しかし無情なことに、というよりも幸いにしてというのが適切でしょうか、半年後に終戦を迎えることに。その後、残された太子線は国鉄に編入され、貨客輸送に使用されていましたが、1966年に鉄鉱石の枯渇で群馬鉄山の閉山が致命傷となり、その5年後に廃止されてしまいました。

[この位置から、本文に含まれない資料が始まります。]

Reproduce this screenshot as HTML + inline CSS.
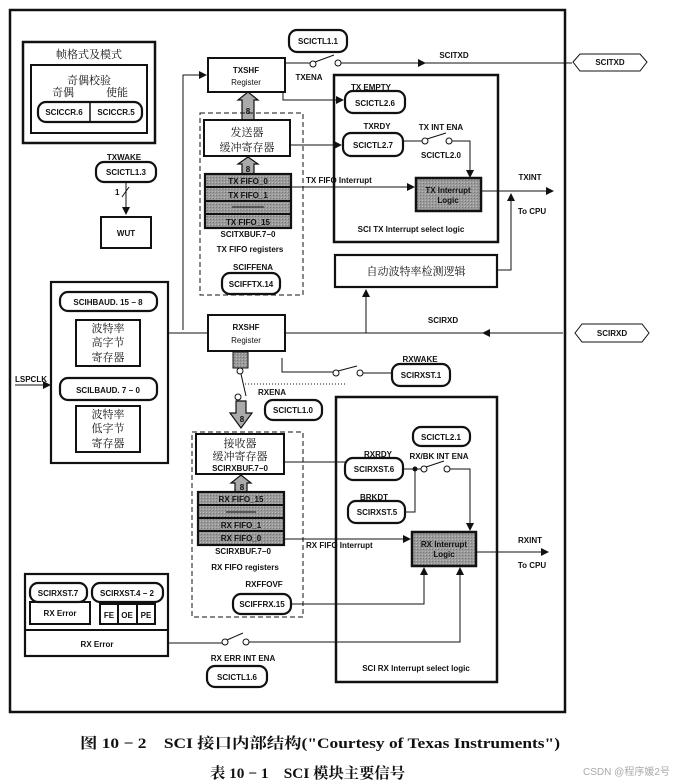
<!DOCTYPE html>
<html><head><meta charset="utf-8"><style>
html,body{margin:0;padding:0;background:#fff;width:692px;height:784px;overflow:hidden}
svg{display:block}
text{font-family:"Liberation Sans","Noto Sans CJK SC",sans-serif;font-size:8px;fill:#111}
.c{font-family:"Noto Serif CJK SC","Liberation Serif",serif;font-size:11px}
.m{text-anchor:middle}
.b{font-weight:bold}
</style></head><body>
<svg width="692" height="784" viewBox="0 0 692 784" xmlns="http://www.w3.org/2000/svg">
<defs>
<marker id="a" markerWidth="8" markerHeight="8" refX="7" refY="4" orient="auto" markerUnits="userSpaceOnUse"><path d="M0,0L8,4L0,8z" fill="#111"/></marker>
<pattern id="g" width="3" height="3" patternUnits="userSpaceOnUse"><rect width="3" height="3" fill="#9a9a9a"/><rect width="1" height="1" fill="#777"/><rect x="2" y="2" width="1" height="1" fill="#bbb"/></pattern>
</defs>
<g fill="none" stroke="#111">
<rect x="10" y="10" width="555" height="702" stroke-width="2.5"/>
<rect x="23" y="42" width="132" height="101" stroke-width="2.5"/>
<rect x="31" y="65" width="116" height="68" stroke-width="2"/>
<rect x="38" y="102" width="104" height="20" rx="8" stroke-width="2.2"/>
<line x1="90" y1="102" x2="90" y2="122" stroke-width="1.5"/>
<rect x="96" y="162" width="60" height="20" rx="8" stroke-width="2.2"/>
<line x1="126" y1="182" x2="126" y2="214" marker-end="url(#a)"/>
<line x1="122" y1="197" x2="129" y2="187"/>
<rect x="101" y="217" width="50" height="31" stroke-width="2"/>
<rect x="208" y="58" width="77" height="34" stroke-width="2"/>
<polyline points="183,330 183,75 206,75" marker-end="url(#a)"/>
<rect x="289" y="30" width="58" height="22" rx="8" stroke-width="2.2"/>
<line x1="285" y1="63" x2="310" y2="63"/>
<circle cx="313" cy="64" r="3"/><circle cx="338" cy="63" r="3"/>
<line x1="315" y1="62" x2="334" y2="55"/>
<line x1="341" y1="63" x2="572" y2="63"/>
<line x1="341" y1="63" x2="425" y2="63" marker-end="url(#a)"/>
<polygon points="573,62 580,54 640,54 647,62 640,71 580,71"/>
<polygon points="242,120 242,100 238,100 248,92 258,100 254,100 254,120" fill="#aaa" stroke-width="1.2"/>
<rect x="200" y="113" width="103" height="182" stroke-dasharray="5,3"/>
<rect x="204" y="120" width="86" height="36" stroke-width="2" fill="#fff"/>
<polygon points="242,175 242,164 238,164 248,157 258,164 254,164 254,175" fill="#aaa" stroke-width="1.2"/>
<rect x="205" y="174" width="86" height="54" fill="url(#g)" stroke-width="2.2"/>
<line x1="205" y1="187" x2="291" y2="187" stroke-width="2"/>
<line x1="205" y1="201" x2="291" y2="201" stroke-width="2"/>
<line x1="205" y1="214" x2="291" y2="214" stroke-width="2"/>
<line x1="232" y1="207" x2="264" y2="207"/>
<rect x="222" y="273" width="58" height="21" rx="8" stroke-width="2.2"/>
<rect x="334" y="75" width="164" height="167" stroke-width="2.5"/>
<polyline points="283,92 283,100 343,100" marker-end="url(#a)"/>
<rect x="345" y="91" width="60" height="22" rx="8" stroke-width="2.2"/>
<line x1="290" y1="145" x2="341" y2="145" marker-end="url(#a)"/>
<rect x="343" y="133" width="60" height="23" rx="8" stroke-width="2.2"/>
<line x1="403" y1="141" x2="422" y2="141"/>
<circle cx="425" cy="141" r="3"/><circle cx="449" cy="141" r="3"/>
<line x1="427" y1="139" x2="446" y2="133"/>
<polyline points="452,141 470,141 470,177" marker-end="url(#a)"/>
<line x1="291" y1="187" x2="414" y2="187" marker-end="url(#a)"/>
<rect x="416" y="178" width="65" height="33" fill="url(#g)" stroke-width="2.5"/>
<line x1="481" y1="191" x2="553" y2="191" marker-end="url(#a)"/>
<polyline points="497,270 511,270 511,194" marker-end="url(#a)"/>
<rect x="335" y="255" width="162" height="32" stroke-width="2.2"/>
<line x1="366" y1="333" x2="366" y2="290" marker-end="url(#a)"/>
<rect x="51" y="282" width="117" height="181" stroke-width="2.2"/>
<rect x="60" y="292" width="97" height="19" rx="8" stroke-width="2.2"/>
<rect x="76" y="320" width="64" height="46" stroke-width="2"/>
<rect x="60" y="378" width="97" height="22" rx="8" stroke-width="2.2"/>
<rect x="76" y="406" width="64" height="46" stroke-width="2"/>
<line x1="15" y1="385" x2="50" y2="385" marker-end="url(#a)"/>
<line x1="168" y1="333" x2="208" y2="333"/>
<rect x="208" y="315" width="77" height="36" stroke-width="2"/>
<line x1="563" y1="333" x2="285" y2="333"/>
<line x1="520" y1="333" x2="483" y2="333" marker-end="url(#a)"/>
<polygon points="575,333 582,324 642,324 649,333 642,342 582,342"/>
<rect x="233" y="352" width="15" height="16" fill="url(#g)"/>
<circle cx="240" cy="371" r="3"/><circle cx="238" cy="397" r="3"/>
<line x1="241" y1="374" x2="246" y2="396"/>
<polygon points="236,401 236,413 230,413 241,428 252,413 246,413 246,401" fill="#aaa" stroke-width="1.2"/>
<polyline points="282,358 282,372 333,372"/>
<circle cx="336" cy="373" r="3"/><circle cx="360" cy="373" r="3"/>
<line x1="338" y1="371" x2="357" y2="366"/>
<line x1="363" y1="373" x2="392" y2="373"/>
<line x1="245" y1="384" x2="345" y2="384" stroke-dasharray="1,2"/>
<rect x="392" y="364" width="58" height="22" rx="8" stroke-width="2.2"/>
<rect x="265" y="400" width="57" height="20" rx="8" stroke-width="2.2"/>
<rect x="192" y="432" width="111" height="185" stroke-dasharray="5,3"/>
<rect x="196" y="434" width="88" height="40" stroke-width="2" fill="#fff"/>
<polygon points="235,492 235,483 231,483 241,475 251,483 247,483 247,492" fill="#aaa" stroke-width="1.2"/>
<rect x="198" y="492" width="86" height="53" fill="url(#g)" stroke-width="2.2"/>
<line x1="198" y1="505" x2="284" y2="505" stroke-width="2"/>
<line x1="198" y1="518" x2="284" y2="518" stroke-width="2"/>
<line x1="198" y1="531" x2="284" y2="531" stroke-width="2"/>
<line x1="226" y1="512" x2="256" y2="512"/>
<rect x="233" y="594" width="58" height="20" rx="8" stroke-width="2.2"/>
<rect x="336" y="397" width="161" height="285" stroke-width="2.5"/>
<rect x="413" y="427" width="57" height="19" rx="8" stroke-width="2.2"/>
<line x1="284" y1="462" x2="345" y2="462"/>
<rect x="345" y="458" width="58" height="22" rx="8" stroke-width="2.2"/>
<line x1="403" y1="469" x2="421" y2="469"/>
<circle cx="415" cy="469" r="2" fill="#111"/>
<circle cx="424" cy="469" r="3"/><circle cx="447" cy="469" r="3"/>
<line x1="426" y1="467" x2="444" y2="461"/>
<polyline points="450,469 470,469 470,530" marker-end="url(#a)"/>
<rect x="348" y="501" width="57" height="22" rx="8" stroke-width="2.2"/>
<polyline points="405,512 415,512 415,469"/>
<line x1="284" y1="539" x2="410" y2="539" marker-end="url(#a)"/>
<rect x="412" y="532" width="64" height="34" fill="url(#g)" stroke-width="2.5"/>
<line x1="476" y1="552" x2="548" y2="552" marker-end="url(#a)"/>
<polyline points="291,604 424,604 424,568" marker-end="url(#a)"/>
<polyline points="168,643 222,643"/>
<circle cx="225" cy="642" r="3"/><circle cx="246" cy="642" r="3"/>
<line x1="227" y1="640" x2="243" y2="633"/>
<polyline points="249,642 460,642 460,568" marker-end="url(#a)"/>
<rect x="207" y="666" width="60" height="21" rx="8" stroke-width="2.2"/>
<rect x="25" y="574" width="143" height="82" stroke-width="2.2"/>
<line x1="25" y1="630" x2="168" y2="630" stroke-width="2"/>
<rect x="30" y="583" width="57" height="19" rx="8" stroke-width="2.2"/>
<rect x="30" y="602" width="60" height="22" stroke-width="2"/>
<rect x="92" y="583" width="71" height="19" rx="8" stroke-width="2.2"/>
<rect x="100" y="604" width="55" height="20" stroke-width="2"/>
<line x1="118" y1="604" x2="118" y2="624" stroke-width="2"/>
<line x1="137" y1="604" x2="137" y2="624" stroke-width="2"/>
</g>
<g>
<text class="c m" x="89" y="58">帧格式及模式</text>
<text class="c m" x="89" y="84">奇偶校验</text>
<text class="c" x="52" y="96">奇偶</text><text class="c" x="106" y="96">使能</text>
<text class="m b" x="64" y="115">SCICCR.6</text><text class="m b" x="116" y="115">SCICCR.5</text>
<text class="m b" x="124" y="160">TXWAKE</text>
<text class="m b" x="126" y="175">SCICTL1.3</text>
<text class="b" x="115" y="195">1</text>
<text class="m b" x="126" y="236">WUT</text>
<text class="m b" x="246" y="73">TXSHF</text><text class="m" x="246" y="85">Register</text>
<text class="m b" x="318" y="44">SCICTL1.1</text>
<text class="m b" x="309" y="80">TXENA</text>
<text class="m b" x="454" y="58">SCITXD</text>
<text class="m b" x="610" y="65">SCITXD</text>
<text class="m b" x="248" y="114">8</text>
<text class="c m" x="247" y="136">发送器</text>
<text class="c m" x="247" y="151">缓冲寄存器</text>
<text class="m b" x="248" y="172">8</text>
<text class="m b" x="248" y="184">TX FIFO_0</text>
<text class="m b" x="248" y="198">TX FIFO_1</text>
<text class="m b" x="248" y="225">TX FIFO_15</text>
<text class="m b" x="248" y="237">SCITXBUF.7−0</text>
<text class="m b" x="250" y="252">TX FIFO registers</text>
<text class="m b" x="253" y="270">SCIFFENA</text>
<text class="m b" x="251" y="287">SCIFFTX.14</text>
<text class="b" x="306" y="183">TX FIFO Interrupt</text>
<text class="m b" x="371" y="90">TX EMPTY</text>
<text class="m b" x="375" y="106">SCICTL2.6</text>
<text class="m b" x="377" y="129">TXRDY</text>
<text class="m b" x="373" y="148">SCICTL2.7</text>
<text class="m b" x="441" y="130">TX INT ENA</text>
<text class="m b" x="441" y="158">SCICTL2.0</text>
<text class="m b" x="448" y="193">TX Interrupt</text><text class="m b" x="448" y="203">Logic</text>
<text class="m b" x="530" y="180">TXINT</text>
<text class="m b" x="532" y="214">To CPU</text>
<text class="m b" x="411" y="232">SCI TX Interrupt select logic</text>
<text class="c m" x="416" y="275">自动波特率检测逻辑</text>
<text class="m b" x="108" y="305">SCIHBAUD. 15 − 8</text>
<text class="c m" x="108" y="332">波特率</text><text class="c m" x="108" y="346">高字节</text><text class="c m" x="108" y="361">寄存器</text>
<text class="b" x="15" y="382">LSPCLK</text>
<text class="m b" x="108" y="393">SCILBAUD. 7 − 0</text>
<text class="c m" x="108" y="418">波特率</text><text class="c m" x="108" y="432">低字节</text><text class="c m" x="108" y="447">寄存器</text>
<text class="m b" x="246" y="330">RXSHF</text><text class="m" x="246" y="343">Register</text>
<text class="m b" x="443" y="323">SCIRXD</text>
<text class="m b" x="612" y="336">SCIRXD</text>
<text class="m b" x="420" y="362">RXWAKE</text>
<text class="m b" x="421" y="378">SCIRXST.1</text>
<text class="m b" x="272" y="395">RXENA</text>
<text class="m b" x="293" y="413">SCICTL1.0</text>
<text class="m b" x="242" y="422">8</text>
<text class="c m" x="240" y="447">接收器</text>
<text class="c m" x="240" y="460">缓冲寄存器</text>
<text class="m b" x="240" y="471">SCIRXBUF.7−0</text>
<text class="m b" x="242" y="490">8</text>
<text class="m b" x="241" y="502">RX FIFO_15</text>
<text class="m b" x="241" y="528">RX FIFO_1</text>
<text class="m b" x="241" y="541">RX FIFO_0</text>
<text class="m b" x="243" y="554">SCIRXBUF.7−0</text>
<text class="m b" x="245" y="570">RX FIFO registers</text>
<text class="m b" x="264" y="587">RXFFOVF</text>
<text class="m b" x="262" y="607">SCIFFRX.15</text>
<text class="b" x="306" y="548">RX FIFO Interrupt</text>
<text class="m b" x="441" y="440">SCICTL2.1</text>
<text class="m b" x="439" y="459">RX/BK INT ENA</text>
<text class="m b" x="378" y="457">RXRDY</text>
<text class="m b" x="374" y="472">SCIRXST.6</text>
<text class="m b" x="374" y="500">BRKDT</text>
<text class="m b" x="377" y="515">SCIRXST.5</text>
<text class="m b" x="444" y="547">RX Interrupt</text><text class="m b" x="444" y="557">Logic</text>
<text class="m b" x="530" y="543">RXINT</text>
<text class="m b" x="532" y="568">To CPU</text>
<text class="m b" x="416" y="671">SCI RX Interrupt select logic</text>
<text class="m b" x="58" y="596">SCIRXST.7</text>
<text class="m b" x="60" y="616">RX Error</text>
<text class="m b" x="127" y="596">SCIRXST.4 − 2</text>
<text class="m b" x="109" y="618">FE</text><text class="m b" x="127" y="618">OE</text><text class="m b" x="146" y="618">PE</text>
<text class="m b" x="97" y="647">RX Error</text>
<text class="m b" x="243" y="661">RX ERR INT ENA</text>
<text class="m b" x="237" y="680">SCICTL1.6</text>
<text x="80" y="748" textLength="480" lengthAdjust="spacingAndGlyphs" style="font-family:'Liberation Serif','Noto Serif CJK SC',serif;font-size:15px;font-weight:bold">图 10 − 2　SCI 接口内部结构("Courtesy of Texas Instruments")</text>
<text x="210" y="778" textLength="195" lengthAdjust="spacingAndGlyphs" style="font-family:'Liberation Serif','Noto Serif CJK SC',serif;font-size:15px;font-weight:bold">表 10 − 1　SCI 模块主要信号</text>
<text x="583" y="775" textLength="87" lengthAdjust="spacingAndGlyphs" style="font-size:10px;fill:#aaa">CSDN @程序媛2号</text>
</g>
</svg>
</body></html>
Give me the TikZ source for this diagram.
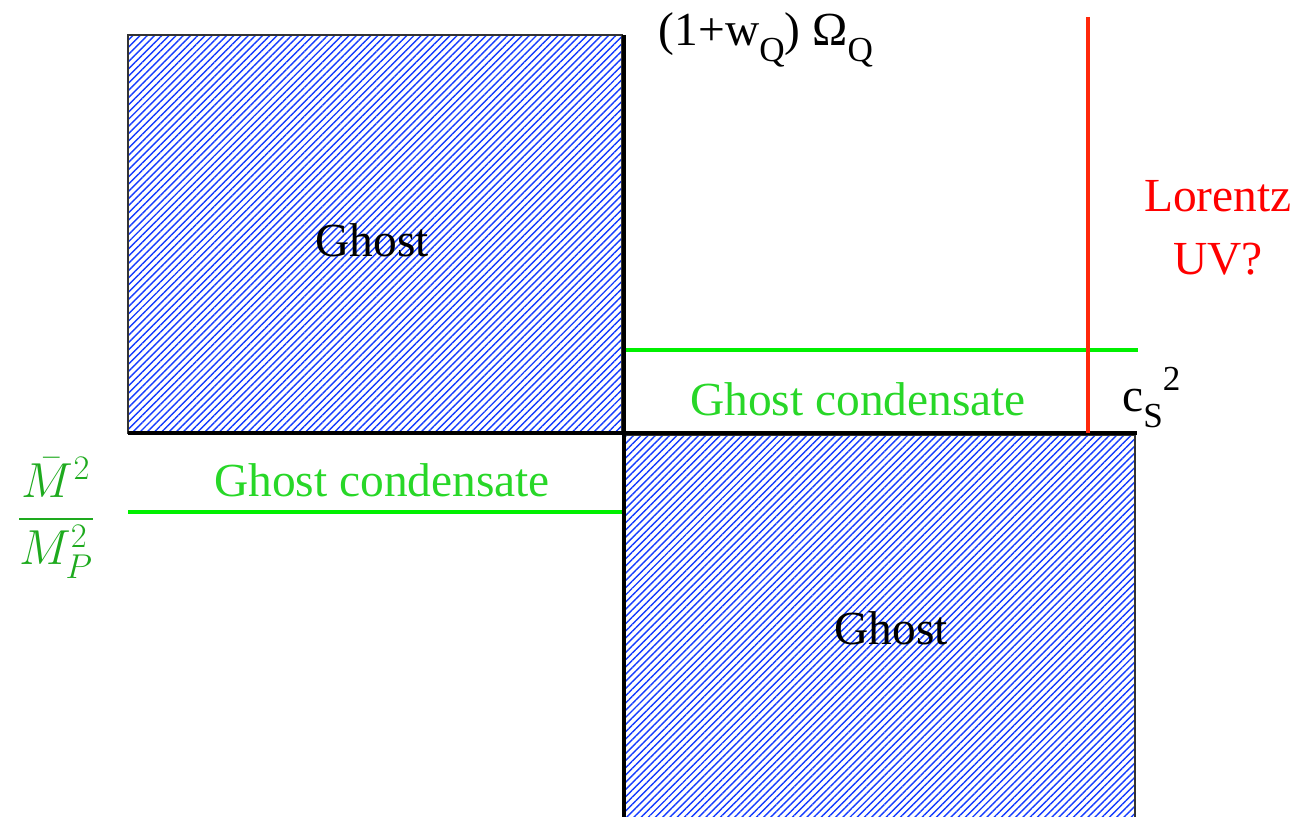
\RequirePackage{fix-cm}
\documentclass[tikz,border=0pt]{standalone}
\usepackage{fontspec}
\setmainfont{Liberation Serif}
\usepackage{amsmath}
\usetikzlibrary{patterns.meta}
\definecolor{condline}{RGB}{0,240,0}
\definecolor{condtext}{RGB}{40,215,40}
\definecolor{massgreen}{RGB}{30,170,30}
\definecolor{uvred}{RGB}{255,40,10}
\definecolor{hatchblue}{RGB}{20,60,255}
\newcommand{\lowsub}[1]{\raisebox{-0.32em}{\fontsize{20}{20}\selectfont #1}}

\begin{document}
\begin{tikzpicture}[
  x=0.02cm, y=-0.02cm,
  lbl/.style={font=\fontsize{27}{31}\selectfont, inner sep=0pt, align=center},
  ghostbox/.style={draw=black!80, line width=0.8pt,
    pattern={Lines[angle=45, distance=2.9pt, line width=0.8pt]}, pattern color=hatchblue},
  axis/.style={line width=1.8pt, black},
  cond/.style={line width=2.4pt, condline},
  uvline/.style={line width=2.4pt, uvred}
]
\useasboundingbox (0,0) rectangle (1299,817);
% hatched regions
\draw[ghostbox] (128,35) rectangle (622,433);
\draw[ghostbox] (625,435) -- (1135,435) -- (1135,820) -- (625,820);
% axes
\coordinate (top) at (624,35);
\coordinate (bottom) at (624,817);
\coordinate (left) at (128,433);
\coordinate (right) at (1137,433);
\draw[axis] (top) -- (bottom);
\draw[axis] (left) -- (right);
% condensate lines
\coordinate (c1a) at (626,350);
\coordinate (c1b) at (1138,350);
\coordinate (c2a) at (128,512);
\coordinate (c2b) at (622,512);
\draw[cond] (c1a) -- (c1b);
\draw[cond] (c2a) -- (c2b);
% Lorentz line
\coordinate (uvtop) at (1088,17);
\coordinate (uvbot) at (1088,433);
\draw[uvline] (uvtop) -- (uvbot);
% labels
\node[lbl] (ghostA) at (372,240) {Ghost};
\node[lbl] (ghostB) at (891,628) {Ghost};
\node[lbl, text=condtext] (condA) at (858,399) {Ghost condensate};
\node[lbl, text=condtext] (condB) at (382,480) {Ghost condensate};
\node[lbl, anchor=base] (omega) at (766,46) {(1+w\lowsub{Q}) Ω\lowsub{Q}};
\node[lbl, anchor=base west] (cs) at (1122,412) {c\lowsub{S}\raisebox{0.45em}{\fontsize{20}{20}\selectfont 2}};
\node[lbl, text=red, font=\fontsize{27}{36}\selectfont] (lorentz) at (1218,228) {Lorentz\\UV?};
\node[inner sep=0pt, text=massgreen, font=\fontsize{28}{32}\selectfont] (mass) at (56,518) {$\displaystyle\frac{\bar{M}^2}{M_P^2}$};
\end{tikzpicture}
\end{document}
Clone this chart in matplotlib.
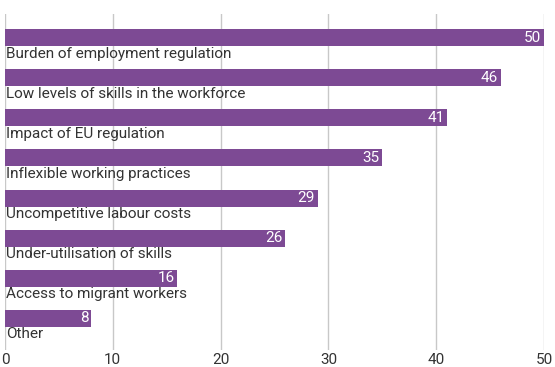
import matplotlib
matplotlib.use("Agg")
import matplotlib.pyplot as plt
from matplotlib.transforms import offset_copy

categories = [
    "Burden of employment regulation",
    "Low levels of skills in the workforce",
    "Impact of EU regulation",
    "Inflexible working practices",
    "Uncompetitive labour costs",
    "Under-utilisation of skills",
    "Access to migrant workers",
    "Other",
]
values = [50, 46, 41, 35, 29, 26, 16, 8]
xticks = [0, 10, 20, 30, 40, 50]

bar_color = "#7D4A94"
text_color = "#333333"

plt.rcParams["font.family"] = ["Roboto", "DejaVu Sans"]

fig = plt.figure(figsize=(5.55, 3.67), dpi=100)
ax = fig.add_axes([5 / 555, 1 - 350 / 367, 539 / 555, 336 / 367])

pos = list(range(len(categories)))
ax.barh(pos, values, height=0.425, color=bar_color, zorder=2)

val_tr = offset_copy(ax.transData, fig=fig, x=-2, y=0, units="points")
lab_tr = offset_copy(ax.transData, fig=fig, x=1, y=0, units="points")
for i, (c, v) in enumerate(zip(categories, values)):
    ax.text(v, i, str(v), ha="right", va="center", color="white",
            fontsize=11, transform=val_tr, zorder=3)
    ax.text(0, i + 0.4, c, ha="left", va="center", color=text_color,
            fontsize=11, transform=lab_tr, zorder=3)

ax.set_xlim(0, 50)
ax.set_ylim(7.7875, -0.5875)
ax.set_xticks(xticks)
ax.set_xticklabels([str(t) for t in xticks], fontsize=11, color=text_color)
ax.set_yticks([])
ax.tick_params(axis="x", length=0, pad=2)
ax.xaxis.grid(True, color="#C8C8C8", linewidth=1, zorder=0)
ax.set_axisbelow(True)
for s in ax.spines.values():
    s.set_visible(False)

fig.savefig("out.png", dpi=100)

最盛期には2,000人以上が従事した群馬鉄山。操業開始から閉山まで300万トン近い鉄鉱石が採掘され、日本の復興と高度経済成長にに貢献しました。右手に見える構造物は、鉄鉱石の積み込みに使われたホッパーです。かつてはご覧の通り

太子駅昔の風景

3層建てだったようです。近くには工場もあるなど、規模の大きな駅だったことが分かります。鉄山は当地から北方15㎞ほど離れた場所にあり、

太子駅ゴンドラ

この容器がつけられたスキー場のゴンドラのような設備で鉄鉱石を運んでいたようです。中之条町の職員さんという「駅長」さんの話によれば、ゴンドラは下の地図のオレンジ線のように動いていたとか。ただ、そのルート上にあるのが、草津温泉。かつてこの現場で従事されている方は、仕事がてらゴンドラに乗って、温泉に入りに行っていたなんてこともあったとかなかったろか。

いやぁたまらんですなぁ

地図を見ると、矢印の始点が公園になっています。群馬鉄山では露天掘りがされていました。採掘の終了後、跡地には鉄山に湧く強酸性の地下水で育まれたコケが群生しはじめ、現在は世界的にも希少な光景を見ることができるチャツボミゴケ公園として整備されています。冬季閉園のため、また訪れてみたいものです。

朽ちたコンクリート

太子駅のホッパー跡

ホッパーの内部。この眺めを見るためにここまでやってきました。良いですねぇ。

太子駅のむき出し鉄骨

ご覧のようにかなり劣化が進んでいるため、内部には入ることができません。戦時中の物資不足と突貫工事の影響でこのようになっていますが、さすが製鉄を生業とする日本鋼管製。しっかり鉄骨が入っているので、これでも比較的頑丈な作りのようです。群馬のタウシュベツ橋梁とも呼ばれることがあるとか。

太子駅のホッパーと貨車

太子駅ホッパー

見ていただいたとおり、廃駅としてはしっかりと整備されている太子駅ですが、廃止後からずっとこのような姿だったわけでもないようです。一時期は土で埋め立てられ、この上に野球場が設けられていた時代もあったとか笑
ここ数年で町が観光スポットとして整備するに当たり、掘り起しがなされ現在の姿になったようですよ。

駅舎に戻ってみましょう。

簡単な資料館とお土産屋さんのようになっています。写真には撮りませんでしたが、暖炉があったりしてなかなか落ち着く雰囲気。先ほどの「駅長」さんが歴史や現状など丁寧にご説明くださいました。ありがとうございます。帰宅の時間も迫ってきたためこのあたりでお暇

太子線廃線跡

太子駅から延びる道路を行きますが、これは太子線の廃線跡を転用した道路。長野原草津口駅までいくつかの構造物が残っています。

太子線トンネル隧道

こちらのトンネルも通り抜け可能です。太子駅と合わせて楽しませていただきました。